The question before the court was (or at least, should have been) whether the shutdowns violated constitutionally protected rights, not whether the state was neutral in said violation.
Doctors aren’t air filtration engineers. Epidemiologists aren’t doctors. Neither is a physicist or chemist. And none of the above know how to perform computation fluid dynamics (CFD). Epidemiologists are supposed to be concerning themselves with industrial toxicants and performing statistical analyses using one-sided confidence and the like (of course, the epidemiologists with the CDC do nothing). Many epidemiologists with the CDC are simply graduates of a Master of Public Health program, which doesn’t make them epidemiologists.
Show me a licensed physician who has a master’s or doctoral degree in engineering or physics and who has experience as an air filtration engineer and I may listen to him on how a biological particle is transmitted. Until then, shut up.

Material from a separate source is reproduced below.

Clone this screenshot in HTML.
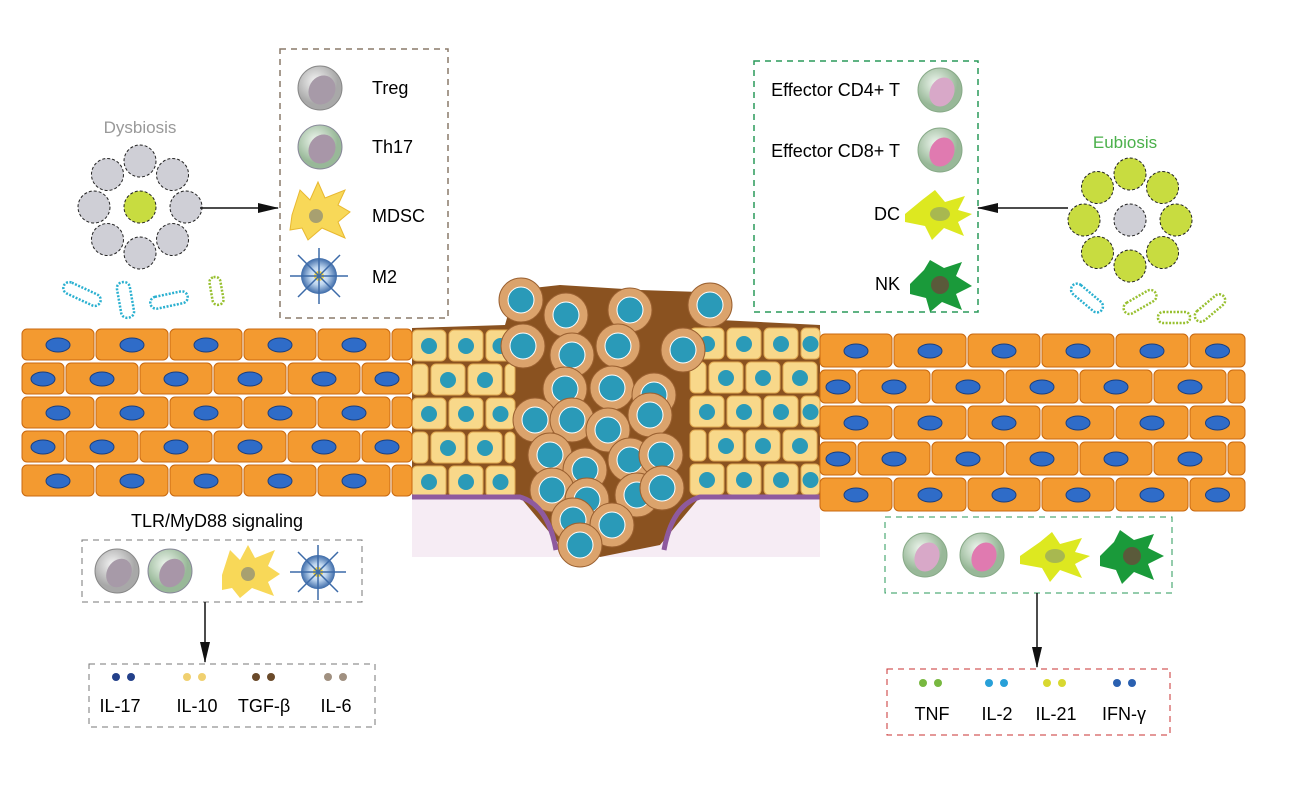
<!DOCTYPE html>
<html><head><meta charset="utf-8"><style>
html,body{margin:0;padding:0;background:#fff}
svg{display:block}
text{font-family:"Liberation Sans",Arial,sans-serif}
</style></head><body>
<svg id="s" width="1300" height="788" viewBox="0 0 1300 788" xmlns="http://www.w3.org/2000/svg">
<defs>
<marker id="ah" markerWidth="22" markerHeight="10" refX="20" refY="5" orient="auto" markerUnits="userSpaceOnUse"><path d="M0,0 L21,5 L0,10z" fill="#111"/></marker>
<radialGradient id="gT" cx="40%" cy="35%"><stop offset="0" stop-color="#f4f4f4"/><stop offset="1" stop-color="#a8a8a8"/></radialGradient>
<radialGradient id="gG" cx="40%" cy="35%"><stop offset="0" stop-color="#eef6ee"/><stop offset="1" stop-color="#98b898"/></radialGradient>
<radialGradient id="gM" cx="50%" cy="50%"><stop offset="0" stop-color="#ffffff"/><stop offset="0.5" stop-color="#bcd4ee"/><stop offset="1" stop-color="#3c6aa8"/></radialGradient>
</defs>
<g id="bg"></g>
<rect x="412" y="495" width="408" height="62" fill="#f6ecf4"/>
<g id="tumor"></g>
<path d="M412,497 L520,497 Q548,505 556,550 M820,497 L700,497 Q672,505 664,550" stroke="#8e5a9e" stroke-width="5" fill="none"/>
<g id="epi"></g>

<rect x="280" y="49" width="168" height="269" fill="none" stroke="#8a7a6a" stroke-width="1.5" stroke-dasharray="6,5"/>
<circle cx="320" cy="88" r="22" fill="url(#gT)" stroke="#888"/><ellipse cx="322" cy="90" rx="13" ry="15" fill="#a79aa8" transform="rotate(30 322 90)"/>
<circle cx="320" cy="147" r="22" fill="url(#gG)" stroke="#889"/><ellipse cx="322" cy="149" rx="13" ry="15" fill="#a896a8" transform="rotate(30 322 149)"/>
<path d="M292,215 L300,190 L310,200 L318,182 L325,198 L345,190 L338,205 L350,212 L338,222 L345,238 L322,228 L308,240 L302,228 L290,230 Z" fill="#f8d858" stroke="#e8b830"/>
<circle cx="316" cy="216" r="7" fill="#a8a070"/>
<circle cx="319" cy="276" r="18" fill="url(#gM)"/><circle cx="319" cy="276" r="5" fill="#f0d040"/>
<g stroke="#3c6aa8" stroke-width="1.5"><line x1="290" y1="276" x2="348" y2="276"/><line x1="319" y1="248" x2="319" y2="304"/><line x1="298" y1="255" x2="340" y2="297"/><line x1="298" y1="297" x2="340" y2="255"/></g>
<text x="372" y="94" font-size="18">Treg</text>
<text x="372" y="153" font-size="18">Th17</text>
<text x="372" y="222" font-size="18">MDSC</text>
<text x="372" y="283" font-size="18">M2</text>

<rect x="754" y="61" width="224" height="251" fill="none" stroke="#2a9a5a" stroke-width="1.5" stroke-dasharray="6,5"/>
<text x="900" y="96" font-size="18" text-anchor="end">Effector CD4+ T</text>
<text x="900" y="157" font-size="18" text-anchor="end">Effector CD8+ T</text>
<text x="900" y="220" font-size="18" text-anchor="end">DC</text>
<text x="900" y="290" font-size="18" text-anchor="end">NK</text>
<circle cx="940" cy="90" r="22" fill="url(#gG)" stroke="#8a8"/><ellipse cx="942" cy="92" rx="12" ry="15" fill="#d8a8c8" transform="rotate(25 942 92)"/>
<circle cx="940" cy="150" r="22" fill="url(#gG)" stroke="#8a8"/><ellipse cx="942" cy="152" rx="12" ry="15" fill="#e07ab0" transform="rotate(25 942 152)"/>
<path d="M905,214 L922,200 L935,190 L945,202 L965,196 L958,210 L972,214 L958,222 L964,236 L944,228 L932,240 L925,226 L905,222Z" fill="#dde820"/><ellipse cx="940" cy="214" rx="10" ry="7" fill="#a8b850"/>
<path d="M910,284 L924,270 L930,260 L944,268 L962,262 L956,276 L972,286 L956,294 L962,310 L942,302 L930,312 L926,298 L910,294Z" fill="#1a9a3a"/><circle cx="940" cy="285" r="9" fill="#5a5a3a"/>

<text x="140" y="133" font-size="17" fill="#999" text-anchor="middle">Dysbiosis</text>
<g id="dys"></g>
<line x1="200" y1="208" x2="278" y2="208" stroke="#111" stroke-width="1.5" marker-end="url(#ah)"/>
<text x="1125" y="148" font-size="17" fill="#4ab04a" text-anchor="middle">Eubiosis</text>
<g id="eub"></g>
<line x1="1068" y1="208" x2="978" y2="208" stroke="#111" stroke-width="1.5" marker-end="url(#ah)"/>

<g fill="#fff" stroke-width="2.5" stroke-dasharray="2,1.5">
<rect x="62" y="288" width="40" height="12" rx="6" stroke="#2ab0d0" transform="rotate(25 82 294)"/>
<rect x="119" y="282" width="13" height="36" rx="6" stroke="#2ab0d0" transform="rotate(-10 125 300)"/>
<rect x="150" y="294" width="38" height="12" rx="6" stroke="#2ab0d0" transform="rotate(-12 169 300)"/>
<rect x="211" y="277" width="11" height="28" rx="5" stroke="#98c030" transform="rotate(-10 216 291)"/>
<rect x="1068" y="292" width="38" height="12" rx="6" stroke="#2ab0d0" transform="rotate(40 1087 298)"/>
<rect x="1122" y="296" width="36" height="12" rx="6" stroke="#98c030" transform="rotate(-30 1140 302)"/>
<rect x="1158" y="312" width="32" height="11" rx="5" stroke="#98c030"/>
<rect x="1192" y="302" width="36" height="12" rx="6" stroke="#98c030" transform="rotate(-40 1210 308)"/>
</g>

<text x="217" y="527" font-size="18" text-anchor="middle">TLR/MyD88 signaling</text>
<rect x="82" y="540" width="280" height="62" fill="none" stroke="#777" stroke-dasharray="6,5"/>
<circle cx="117" cy="571" r="22" fill="url(#gT)" stroke="#888"/><ellipse cx="119" cy="573" rx="12" ry="15" fill="#a79aa8" transform="rotate(30 119 573)"/>
<circle cx="170" cy="571" r="22" fill="url(#gG)" stroke="#889"/><ellipse cx="172" cy="573" rx="12" ry="15" fill="#a896a8" transform="rotate(30 172 573)"/>
<path d="M222,575 L230,550 L240,560 L248,545 L255,558 L275,550 L268,566 L280,574 L268,582 L274,596 L252,588 L240,598 L232,588 L222,590Z" fill="#f8d858"/><circle cx="248" cy="574" r="7" fill="#a8a070"/>
<circle cx="318" cy="572" r="17" fill="url(#gM)"/><circle cx="318" cy="572" r="5" fill="#f0d040"/>
<g stroke="#3c6aa8" stroke-width="1.5"><line x1="290" y1="572" x2="346" y2="572"/><line x1="318" y1="545" x2="318" y2="600"/><line x1="298" y1="552" x2="338" y2="592"/><line x1="298" y1="592" x2="338" y2="552"/></g>
<line x1="205" y1="602" x2="205" y2="662" stroke="#111" stroke-width="1.5" marker-end="url(#ah)"/>
<rect x="89" y="664" width="286" height="63" fill="none" stroke="#777" stroke-dasharray="6,5"/>
<circle cx="116" cy="677" r="4" fill="#23408a"/><circle cx="131" cy="677" r="4" fill="#23408a"/>
<circle cx="187" cy="677" r="4" fill="#f0d070"/><circle cx="202" cy="677" r="4" fill="#f0d070"/>
<circle cx="256" cy="677" r="4" fill="#6a4a2a"/><circle cx="271" cy="677" r="4" fill="#6a4a2a"/>
<circle cx="328" cy="677" r="4" fill="#a09080"/><circle cx="343" cy="677" r="4" fill="#a09080"/>
<text x="120" y="712" font-size="18" text-anchor="middle">IL-17</text>
<text x="197" y="712" font-size="18" text-anchor="middle">IL-10</text>
<text x="264" y="712" font-size="18" text-anchor="middle">TGF-β</text>
<text x="336" y="712" font-size="18" text-anchor="middle">IL-6</text>

<rect x="885" y="517" width="287" height="76" fill="none" stroke="#2a9a5a" stroke-dasharray="6,5"/>
<circle cx="925" cy="555" r="22" fill="url(#gG)" stroke="#8a8"/><ellipse cx="927" cy="557" rx="12" ry="15" fill="#d8a8c8" transform="rotate(25 927 557)"/>
<circle cx="982" cy="555" r="22" fill="url(#gG)" stroke="#8a8"/><ellipse cx="984" cy="557" rx="12" ry="15" fill="#e07ab0" transform="rotate(25 984 557)"/>
<path d="M1020,556 L1040,542 L1052,532 L1060,544 L1082,538 L1075,552 L1090,556 L1075,564 L1082,578 L1060,570 L1050,582 L1042,568 L1020,564Z" fill="#dde820"/><ellipse cx="1055" cy="556" rx="10" ry="7" fill="#a8b850"/>
<path d="M1100,556 L1114,542 L1120,530 L1134,540 L1154,534 L1148,548 L1164,556 L1148,564 L1154,580 L1134,572 L1122,584 L1116,570 L1100,566Z" fill="#1a9a3a"/><circle cx="1132" cy="556" r="9" fill="#5a5a3a"/>
<line x1="1037" y1="593" x2="1037" y2="667" stroke="#111" stroke-width="1.5" marker-end="url(#ah)"/>
<rect x="887" y="669" width="283" height="66" fill="none" stroke="#c83030" stroke-dasharray="6,5"/>
<circle cx="923" cy="683" r="4" fill="#78b840"/><circle cx="938" cy="683" r="4" fill="#78b840"/>
<circle cx="989" cy="683" r="4" fill="#28a0d8"/><circle cx="1004" cy="683" r="4" fill="#28a0d8"/>
<circle cx="1047" cy="683" r="4" fill="#d8d830"/><circle cx="1062" cy="683" r="4" fill="#d8d830"/>
<circle cx="1117" cy="683" r="4" fill="#2a60b0"/><circle cx="1132" cy="683" r="4" fill="#2a60b0"/>
<text x="932" y="720" font-size="18" text-anchor="middle">TNF</text>
<text x="997" y="720" font-size="18" text-anchor="middle">IL-2</text>
<text x="1056" y="720" font-size="18" text-anchor="middle">IL-21</text>
<text x="1124" y="720" font-size="18" text-anchor="middle">IFN-γ</text>
</svg>
<script>
var NS="http://www.w3.org/2000/svg";
function el(p,t,a){var e=document.createElementNS(NS,t);for(var k in a)e.setAttribute(k,a[k]);p.appendChild(e);return e;}
var epi=document.getElementById("epi"),tum=document.getElementById("tumor");
function band(x0,x1,y0,rows,rh,cw,off){
 for(var r=0;r<rows;r++){var y=y0+r*rh;var o=(r%2)?off:0;
  for(var x=x0-o;x<x1;x+=cw){var xa=Math.max(x,x0),xb=Math.min(x+cw-2,x1);if(xb-xa<6)continue;
   el(epi,"rect",{x:xa,y:y+1,width:xb-xa,height:rh-3,rx:5,fill:"#f39a30",stroke:"#c86810","stroke-width":1});
   var cx=(xa+xb)/2; if(xb-xa>20)el(epi,"ellipse",{cx:cx,cy:y+rh/2,rx:12,ry:7,fill:"#2f6cc8",stroke:"#1a3f80","stroke-width":1});}}
}
band(22,412,328,5,34,74,30);
band(820,1245,333,5,36,74,36);
el(tum,"path",{d:"M412,328 L505,325 L515,290 L560,285 L640,290 L700,292 L720,320 L820,325 L820,497 L700,497 L660,545 L600,557 L560,545 L520,497 L412,497Z",fill:"#8a5220"});
function ycells(x0,x1,y0,y1,cw,off){for(var r=0;y0+r*34<y1;r++){var y=y0+r*34,o=(r%2)?off:0;
 for(var x=x0-o;x<x1;x+=cw){var xa=Math.max(x,x0),xb=Math.min(x+cw-3,x1);if(xb-xa<8)continue;
 el(tum,"rect",{x:xa,y:y,width:xb-xa,height:31,rx:5,fill:"#f8d88a",stroke:"#e0a850"});
 if(xb-xa>18)el(tum,"circle",{cx:(xa+xb)/2,cy:y+16,r:8,fill:"#2a9ab8"});}}}
ycells(412,515,330,497,37,18);
ycells(690,820,328,497,37,18);
var big=[[521,300],[566,315],[630,310],[710,305],[523,346],[572,355],[618,346],[683,350],[565,389],[612,388],[654,395],[535,420],[572,420],[608,430],[650,415],[550,455],[585,470],[630,460],[661,455],[552,490],[587,500],[637,495],[662,488],[573,520],[612,525],[580,545]];
big.forEach(function(p){el(tum,"circle",{cx:p[0],cy:p[1],r:22,fill:"#dba36c",stroke:"#9a6030"});el(tum,"circle",{cx:p[0],cy:p[1],r:13,fill:"#2a9ab8",stroke:"#fff","stroke-width":1});});
function cluster(g,cx,cy,outFill,inFill){var G=document.getElementById(g);
 for(var i=0;i<8;i++){var a=i*Math.PI/4;el(G,"circle",{cx:cx+46*Math.cos(a),cy:cy+46*Math.sin(a),r:16,fill:outFill,stroke:"#222","stroke-dasharray":"3,2"});}
 el(G,"circle",{cx:cx,cy:cy,r:16,fill:inFill,stroke:"#222","stroke-dasharray":"3,2"});}
cluster("dys",140,207,"#cfcfd6","#c8dc40");
cluster("eub",1130,220,"#c8dc40","#cfcfd6");
</script>
</body></html>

This worship of “science,” whatever non-scientists take that to be, is silly and childish. As for judges and justices, they are supposed to be deciding cases on the basis of the constitution. They have one job. One … job. And they can’t seem to do that well.
Kagan can leave the “airchair epidemiology” to the folks at the CDC. She isn’t required to know anything about it, and neither are her peers. As to Kavanaugh’s comment about churches being required to show that they deserved relief from the ban in singing, no, the government is required to show that what they’re requiring is constitutional. He has everything exactly backwards.
As for Roberts’ statement that he has no basis for overriding the state’s health framework, he has every basis if it violates the constitution, which is (or should be) the only question in front of the court.
“Remember the sabbath day to keep it holy” (Exodus 20:8)
” … not forsaking our own assembling together, as is the habit of some.” (Hebrews 10:25)
“Speaking to one another is psalms, hymns and spiritual songs” (Ephesians 5:19)
“Congress shall make no law respecting an establishment of religion, or prohibiting the free exercise thereof.”
I just gave the supreme court everything they needed to do their jobs. They have one job.